For Thurston, moving to Europe was not practical, because her collaborators were all in the United Kingdom. She also did not want to uproot her family, and she points out that a short-notice move to Europe would be hard for researchers taking care of children, which means women likely face greater impact.
Thiemo Fetzer, an economist at the University of Warwick, reluctantly made the decision to move. A collaborator on his project is employed by the European Commission and would not be able to sign a contract with a U.K.-based institution. Fetzer will now divide his time between the United Kingdom and his European host, which he declined to name because he was still finalizing the agreement. “It’s devastating,” Fetzer says. Winning an ERC grant is “supposed to be a high point of people’s academic careers, and it’s made it really, really difficult.”
European researchers aren’t happy either, says Thomas Jørgensen, president of the European University Association. The European Union’s lack of transparency and poor communication has damaged the profile of Horizon Europe, he says. European researchers were encouraged to join U.K.-led consortia, and then faced chaos as the U.K. partners were no longer able to take their intended leading roles.

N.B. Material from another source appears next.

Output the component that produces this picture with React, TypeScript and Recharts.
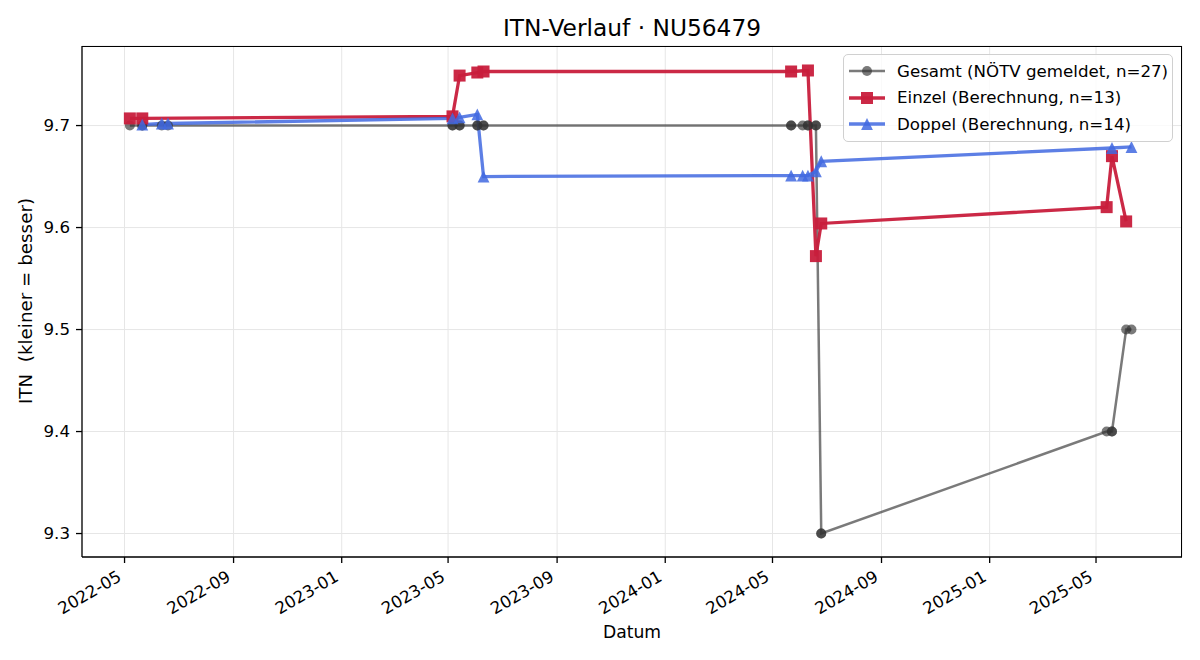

Some top researchers now feel that EU funding is too bureaucratic and difficult to be worth bothering with again, Jørgensen says.
In theory, the United Kingdom could join Horizon Europe at any time in the coming 7 years if political disputes over Brexit were settled. And Horizon association remains “Plan A,” the U.K. science minister, George Freeman, said in a 15 June parliamentary committee hearing. He could not be reached for comment, but a department spokesperson said, “The U.K. is pushing for association to Horizon Europe as swiftly as possible.”
But Freeman told the committee that if “the phone does not ring” soon, then “Plan B” will begin in September, with the government diverting the £15 billion intended for Horizon into a U.K.-based international program. Freeman described plans to replicate the structure of the Horizon funding scheme, with grants not only for basic research, similar to ERC’s, but also funding for risky, applied, and industrial research.
Wilsdon adds that the bulk of Horizon Europe funding goes toward international research consortia that often involve industrial collaborators. U.K.-based researchers have already been forced to step down from their coordinating roles in Horizon-funded consortia, and Wilsdon thinks it would be tough to re-create these in Freeman’s “Plan B.”
Beth Thompson, a policy director at the Wellcome Trust, shares the concern. “All those researchers’ brains coming together to do something brilliant—that can’t be reproduced at a domestic level,” she says.